# HDVR2 upgrades to software



## papillo-j (Feb 20, 2003)

Does anyone know if there is a way to make suggestions for upgrades to software for the HDVR2? I have several ideas that I think would be very easy to implement that would make the interface a little nicer to work with.

For example 

1. the info button - hit it once and let it work just as it does. hit it again and have the background change to opaque to make it easier to read. hit is a third time (or timeout) and have the info screen removed.

2. menus - allow me to "wrap around" in the menus. For example, when I enter the recording screen I am usually interested in the "to do list", last item on the list. I would like to be able to scroll up and wrap around to the bottom of the list and when I am done, scroll down and wrap around back to the top of the list.

3. guide - this is not so easy. It would be nice to have a option to show the video in a small window while looking at the guide (just like the GAEBO receiver does).

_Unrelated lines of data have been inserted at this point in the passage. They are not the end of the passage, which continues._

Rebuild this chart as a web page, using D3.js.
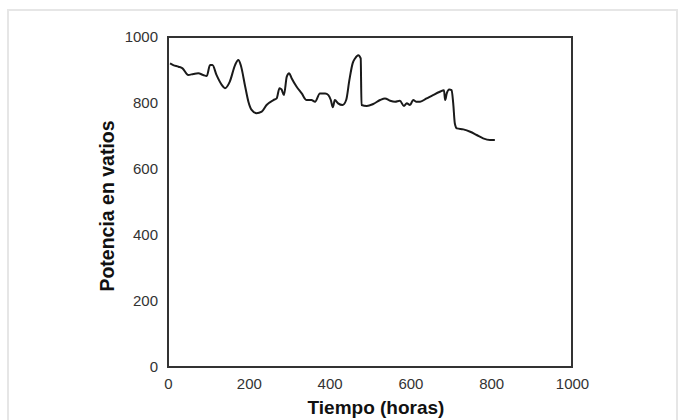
<!DOCTYPE html>
<html>
<head>
<meta charset="utf-8">
<script src="https://cdn.jsdelivr.net/npm/d3@7"></script>
<style>
html,body{margin:0;padding:0;background:#fff;}
svg{display:block;}
</style>
</head>
<body>
<svg id="chart" width="685" height="420"></svg>
<script>
const hours = [5,13,26,36,50,63,75,87,96,104,110,120,133,141,153,166,174,180,191,199,207,219,232,244,261,269,276,281,287,294,300,306,318,331,343,355,364,376,389,397,403,408,413,421,432,441,449,457,463,471,477,479,492,508,525,537,550,562,574,584,591,599,607,614,624,640,656,673,683,686,690,696,702,706,710,715,731,748,764,780,797,809];
const power = [920,915,910,905,885,888,890,885,882,915,915,885,855,845,865,915,930,915,850,804,779,769,774,794,809,814,845,841,824,880,890,875,850,829,809,809,804,829,829,824,809,787,809,799,794,809,870,920,935,945,935,794,791,797,809,814,807,804,807,791,799,794,809,804,804,814,824,834,839,809,829,841,839,799,738,723,720,713,703,693,688,688];
const xTicks = [0,200,400,600,800,1000];
const yTicks = [0,200,400,600,800,1000];
const xTitle = "Tiempo (horas)";
const yTitle = "Potencia en vatios";

(function(){
const svg = d3.select("#chart");
svg.append("rect").attr("x",8).attr("y",10).attr("width",669).attr("height",420)
  .attr("fill","none").attr("stroke","#e6e6e6").attr("stroke-width",2);

const mL=168, mR=572, mT=37, mB=367;
const x = d3.scaleLinear().domain([0,1000]).range([mL,mR]);
const y = d3.scaleLinear().domain([0,1000]).range([mB,mT]);

const font = "'Liberation Sans', Arial, Helvetica, sans-serif";
const fmt = d3.format("d");

const xAxis = svg.append("g").attr("transform",`translate(0,${mB})`)
  .call(d3.axisBottom(x).tickValues(xTicks).tickFormat(fmt).tickSize(0).tickPadding(11));
const yAxis = svg.append("g").attr("transform",`translate(${mL},0)`)
  .call(d3.axisLeft(y).tickValues(yTicks).tickFormat(fmt).tickSize(0).tickPadding(10));
[xAxis,yAxis].forEach(g=>{
  g.select(".domain").remove();
  g.selectAll("text").attr("font-family",font).attr("font-size",15).attr("fill","#333");
});

svg.append("rect").attr("x",mL).attr("y",mT).attr("width",mR-mL).attr("height",mB-mT)
  .attr("fill","none").attr("stroke","#333").attr("stroke-width",2);

const line = d3.line().x((d,i)=>x(hours[i])).y(d=>y(d)).curve(d3.curveMonotoneX);
svg.append("path").datum(power).attr("d",line).attr("fill","none")
  .attr("stroke","#1a1a1a").attr("stroke-width",2).attr("stroke-linejoin","round");

svg.append("text").attr("x",(mL+mR)/2+6).attr("y",414).attr("text-anchor","middle")
  .attr("font-family",font).attr("font-weight","bold").attr("font-size",19).attr("fill","#111").text(xTitle);
svg.append("text").attr("transform",`translate(114,${(mT+mB)/2+4}) rotate(-90)`).attr("text-anchor","middle")
  .attr("font-family",font).attr("font-weight","bold").attr("font-size",19.5).attr("fill","#111").text(yTitle);
})();
</script>
</body>
</html>
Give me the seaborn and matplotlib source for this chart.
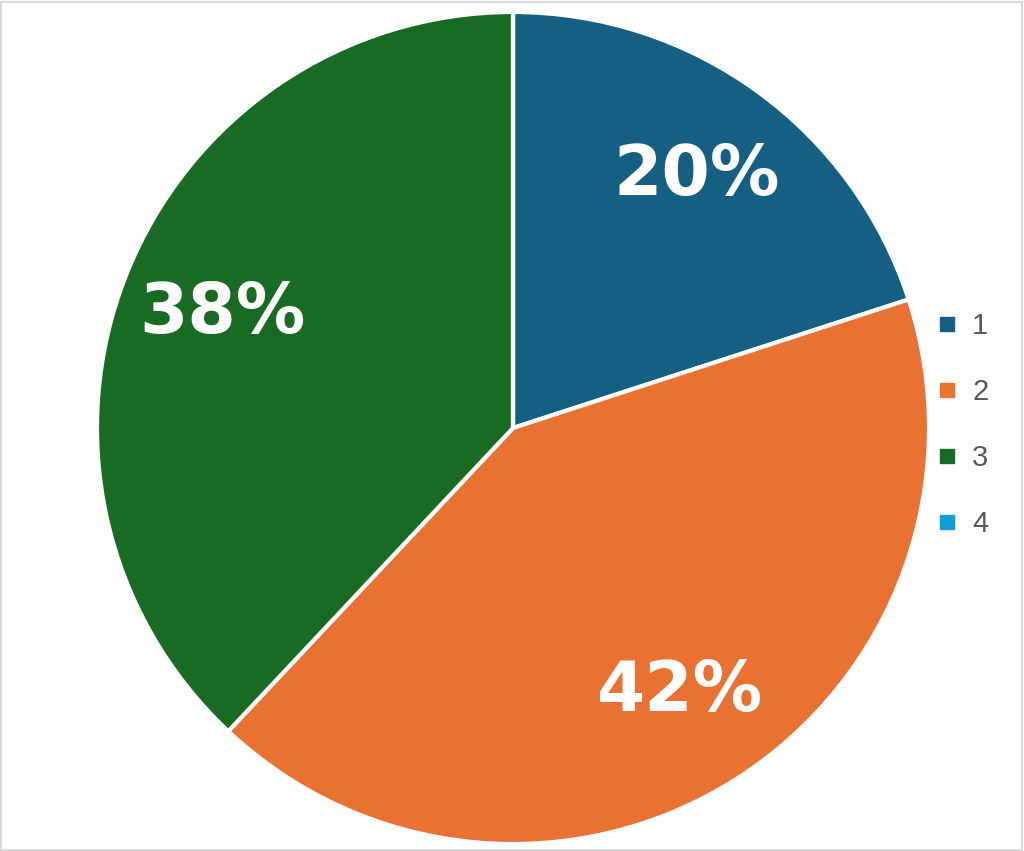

Anyway, I would like to make these suggstions for consideration into a future software release but I don't know who to send the suggestions to.

thanks,

-J


----------



## spanishannouncetable (Apr 23, 2002)

www.tivocommunity.com

There's lots of friendly folks there, and TiVo employees actually read and respond to members' posts.


----------



## Rick P (Jun 30, 2002)

except for the fact that the HDVR2 is not a 'TiVo'. It's a DirecTV DVR, TiVo employees will not talk to you about it an DTV is silent. There are some very unhappy people there that feel they have been orphaned.


----------



## papillo-j (Feb 20, 2003)

That would explain why out of 50 or so people that read my message, not one responded.

-J


----------